--- begin ---

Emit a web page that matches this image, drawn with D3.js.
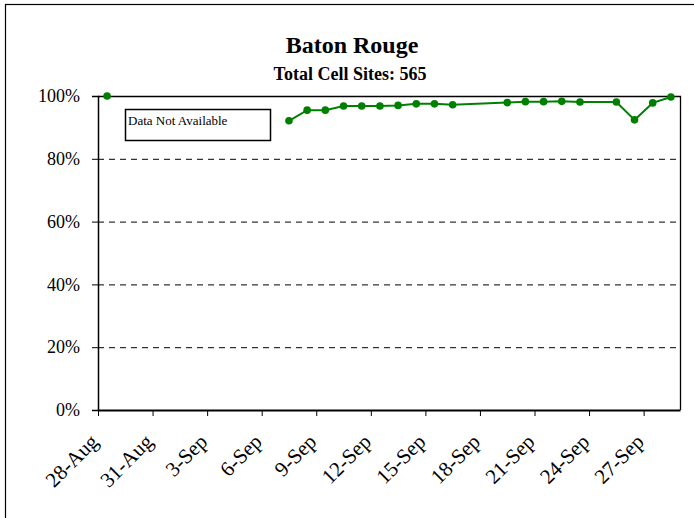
<!DOCTYPE html>
<html>
<head>
<meta charset="utf-8">
<script src="https://cdn.jsdelivr.net/npm/d3@7"></script>
<style>
  body { margin: 0; background: #fff; }
  svg { font-family: "Liberation Serif", "Times New Roman", serif; }
  .axis path, .axis line { stroke: #000; }
  .axis text { font-size: 18px; fill: #000; font-family: "Liberation Serif", serif; }
  .x-axis text { font-size: 21px; }
</style>
</head>
<body>
<svg id="chart" width="694" height="518"></svg>
<script>
var parse = d3.timeParse('%Y-%m-%d');

// daily share of cell sites up (null = no data, breaks the line)
var dates = ['2005-08-28', '2005-08-29',
  '2005-09-07', '2005-09-08', '2005-09-09', '2005-09-10', '2005-09-11',
  '2005-09-12', '2005-09-13', '2005-09-14', '2005-09-15', '2005-09-16',
  '2005-09-19', '2005-09-20', '2005-09-21', '2005-09-22', '2005-09-23',
  '2005-09-25', '2005-09-26', '2005-09-27', '2005-09-28'];
var values = [100, null,
  92.1, 95.5, 95.5, 96.8, 96.8,
  96.8, 97.0, 97.5, 97.5, 97.2,
  97.9, 98.2, 98.2, 98.3, 98.1,
  98.1, 92.4, 97.8, 99.7];

var tickDates = ['2005-08-28', '2005-08-31', '2005-09-03', '2005-09-06', '2005-09-09',
  '2005-09-12', '2005-09-15', '2005-09-18', '2005-09-21', '2005-09-24', '2005-09-27'];
var yTicks = [0, 20, 40, 60, 80, 100];
var gridTicks = [20, 40, 60, 80];

var svg = d3.select('#chart');

var plotLeft = 98, plotRight = 680, plotTop = 96, plotBottom = 410;

var data = dates.map(function(d, i) {
  return {date: d3.timeHour.offset(parse(d), 12), value: values[i]};
});

var x = d3.scaleTime()
  .domain([parse('2005-08-28'), parse('2005-09-29')])
  .range([plotLeft, plotRight]);

var y = d3.scaleLinear()
  .domain([0, 100])
  .range([plotBottom, plotTop]);

// outer chart frame (right/bottom edges fall outside the picture)
svg.append('rect')
  .attr('x', 5.5).attr('y', 4.5)
  .attr('width', 720).attr('height', 540)
  .attr('fill', 'none')
  .attr('stroke', '#000')
  .attr('stroke-width', 1.2);

// titles
svg.append('text')
  .text('Baton Rouge')
  .attr('x', 352).attr('y', 53)
  .style('text-anchor', 'middle')
  .style('font-size', '24px')
  .style('font-weight', 'bold');
svg.append('text')
  .text('Total Cell Sites: 565')
  .attr('x', 350).attr('y', 80)
  .style('text-anchor', 'middle')
  .style('font-size', '18px')
  .style('font-weight', 'bold');

// dashed gridlines
svg.append('g')
  .selectAll('line')
  .data(gridTicks)
  .enter()
  .append('line')
  .attr('x1', plotLeft).attr('x2', plotRight)
  .attr('y1', d => y(d) + 0.5).attr('y2', d => y(d) + 0.5)
  .attr('stroke', '#000')
  .attr('stroke-dasharray', '6,5');

// plot border top + right
svg.append('path')
  .attr('d', `M${plotLeft},${plotTop + 0.5}H${plotRight + 0.5}V${plotBottom}`)
  .attr('fill', 'none')
  .attr('stroke', '#000')
  .attr('stroke-width', 1.3);

var yAxis = d3.axisLeft(y)
  .tickValues(yTicks)
  .tickSize(6)
  .tickPadding(12)
  .tickFormat(d => d + '%');

svg.append('g')
  .attr('class', 'axis')
  .attr('transform', `translate(${plotLeft},0)`)
  .call(yAxis)
  .call(g => g.select('.domain').attr('stroke-width', 1.5));

var xAxis = d3.axisBottom(x)
  .tickValues(tickDates.map(parse))
  .tickSize(6)
  .tickSizeOuter(0)
  .tickFormat(d3.timeFormat('%-d-%b'));

svg.append('g')
  .attr('class', 'axis x-axis')
  .attr('transform', `translate(0,${plotBottom})`)
  .call(xAxis)
  .call(g => g.select('.domain').attr('stroke-width', 2))
  .selectAll('text')
  .style('text-anchor', 'end')
  .attr('dy', 0)
  .attr('transform', 'translate(1,33) rotate(-45)')
  .attr('x', 0).attr('y', 0);

// Data Not Available box
svg.append('rect')
  .attr('x', 125.5).attr('y', 109.5)
  .attr('width', 145).attr('height', 31)
  .attr('fill', '#fff')
  .attr('stroke', '#000')
  .attr('stroke-width', 1.5);
svg.append('text')
  .text('Data Not Available')
  .attr('x', 128).attr('y', 125)
  .style('font-size', '13px');

// series
var line = d3.line()
  .defined(d => d.value != null)
  .x(d => x(d.date))
  .y(d => y(d.value));

svg.append('path')
  .datum(data)
  .attr('d', line)
  .attr('fill', 'none')
  .attr('stroke', '#008000')
  .attr('stroke-width', 2);

svg.append('g')
  .selectAll('circle')
  .data(data.filter(d => d.value != null))
  .enter()
  .append('circle')
  .attr('cx', d => x(d.date))
  .attr('cy', d => y(d.value))
  .attr('r', 3.8)
  .attr('fill', '#008000');
</script>
</body>
</html>
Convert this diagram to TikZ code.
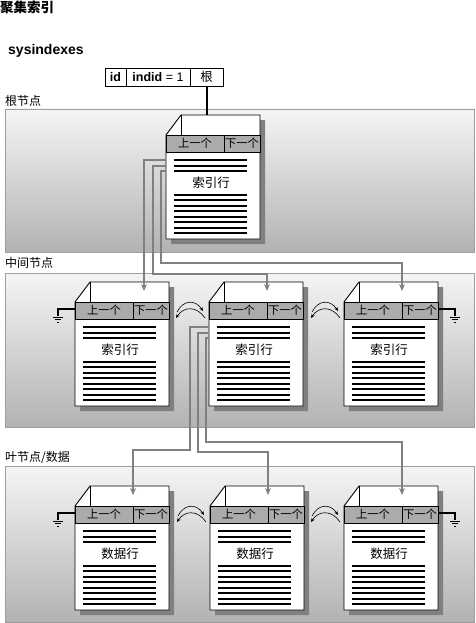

--- end ---

• [What you should do]
Each entry gets copied exactly; the pictures stay out.

• [Output]
Emit a web page that matches this image, drawn with D3.js.
<!DOCTYPE html>
<html>
<head>
<meta charset="utf-8">
<script src="https://cdn.jsdelivr.net/npm/d3@7"></script>
<style>
  body { margin: 0; background: #fff; }
  svg { font-family: "Liberation Serif", "Times New Roman", serif; }
  .axis path, .axis line { stroke: #000; }
  .axis text { font-size: 18px; fill: #000; font-family: "Liberation Serif", serif; }
  .x-axis text { font-size: 21px; }
</style>
</head>
<body>
<svg id="chart" width="694" height="518"></svg>
<script>
var parse = d3.timeParse('%Y-%m-%d');

// daily share of cell sites up (null = no data, breaks the line)
var dates = ['2005-08-28', '2005-08-29',
  '2005-09-07', '2005-09-08', '2005-09-09', '2005-09-10', '2005-09-11',
  '2005-09-12', '2005-09-13', '2005-09-14', '2005-09-15', '2005-09-16',
  '2005-09-19', '2005-09-20', '2005-09-21', '2005-09-22', '2005-09-23',
  '2005-09-25', '2005-09-26', '2005-09-27', '2005-09-28'];
var values = [100, null,
  92.1, 95.5, 95.5, 96.8, 96.8,
  96.8, 97.0, 97.5, 97.5, 97.2,
  97.9, 98.2, 98.2, 98.3, 98.1,
  98.1, 92.4, 97.8, 99.7];

var tickDates = ['2005-08-28', '2005-08-31', '2005-09-03', '2005-09-06', '2005-09-09',
  '2005-09-12', '2005-09-15', '2005-09-18', '2005-09-21', '2005-09-24', '2005-09-27'];
var yTicks = [0, 20, 40, 60, 80, 100];
var gridTicks = [20, 40, 60, 80];

var svg = d3.select('#chart');

var plotLeft = 98, plotRight = 680, plotTop = 96, plotBottom = 410;

var data = dates.map(function(d, i) {
  return {date: d3.timeHour.offset(parse(d), 12), value: values[i]};
});

var x = d3.scaleTime()
  .domain([parse('2005-08-28'), parse('2005-09-29')])
  .range([plotLeft, plotRight]);

var y = d3.scaleLinear()
  .domain([0, 100])
  .range([plotBottom, plotTop]);

// outer chart frame (right/bottom edges fall outside the picture)
svg.append('rect')
  .attr('x', 5.5).attr('y', 4.5)
  .attr('width', 720).attr('height', 540)
  .attr('fill', 'none')
  .attr('stroke', '#000')
  .attr('stroke-width', 1.2);

// titles
svg.append('text')
  .text('Baton Rouge')
  .attr('x', 352).attr('y', 53)
  .style('text-anchor', 'middle')
  .style('font-size', '24px')
  .style('font-weight', 'bold');
svg.append('text')
  .text('Total Cell Sites: 565')
  .attr('x', 350).attr('y', 80)
  .style('text-anchor', 'middle')
  .style('font-size', '18px')
  .style('font-weight', 'bold');

// dashed gridlines
svg.append('g')
  .selectAll('line')
  .data(gridTicks)
  .enter()
  .append('line')
  .attr('x1', plotLeft).attr('x2', plotRight)
  .attr('y1', d => y(d) + 0.5).attr('y2', d => y(d) + 0.5)
  .attr('stroke', '#000')
  .attr('stroke-dasharray', '6,5');

// plot border top + right
svg.append('path')
  .attr('d', `M${plotLeft},${plotTop + 0.5}H${plotRight + 0.5}V${plotBottom}`)
  .attr('fill', 'none')
  .attr('stroke', '#000')
  .attr('stroke-width', 1.3);

var yAxis = d3.axisLeft(y)
  .tickValues(yTicks)
  .tickSize(6)
  .tickPadding(12)
  .tickFormat(d => d + '%');

svg.append('g')
  .attr('class', 'axis')
  .attr('transform', `translate(${plotLeft},0)`)
  .call(yAxis)
  .call(g => g.select('.domain').attr('stroke-width', 1.5));

var xAxis = d3.axisBottom(x)
  .tickValues(tickDates.map(parse))
  .tickSize(6)
  .tickSizeOuter(0)
  .tickFormat(d3.timeFormat('%-d-%b'));

svg.append('g')
  .attr('class', 'axis x-axis')
  .attr('transform', `translate(0,${plotBottom})`)
  .call(xAxis)
  .call(g => g.select('.domain').attr('stroke-width', 2))
  .selectAll('text')
  .style('text-anchor', 'end')
  .attr('dy', 0)
  .attr('transform', 'translate(1,33) rotate(-45)')
  .attr('x', 0).attr('y', 0);

// Data Not Available box
svg.append('rect')
  .attr('x', 125.5).attr('y', 109.5)
  .attr('width', 145).attr('height', 31)
  .attr('fill', '#fff')
  .attr('stroke', '#000')
  .attr('stroke-width', 1.5);
svg.append('text')
  .text('Data Not Available')
  .attr('x', 128).attr('y', 125)
  .style('font-size', '13px');

// series
var line = d3.line()
  .defined(d => d.value != null)
  .x(d => x(d.date))
  .y(d => y(d.value));

svg.append('path')
  .datum(data)
  .attr('d', line)
  .attr('fill', 'none')
  .attr('stroke', '#008000')
  .attr('stroke-width', 2);

svg.append('g')
  .selectAll('circle')
  .data(data.filter(d => d.value != null))
  .enter()
  .append('circle')
  .attr('cx', d => x(d.date))
  .attr('cy', d => y(d.value))
  .attr('r', 3.8)
  .attr('fill', '#008000');
</script>
</body>
</html>
Convert this diagram to TikZ code.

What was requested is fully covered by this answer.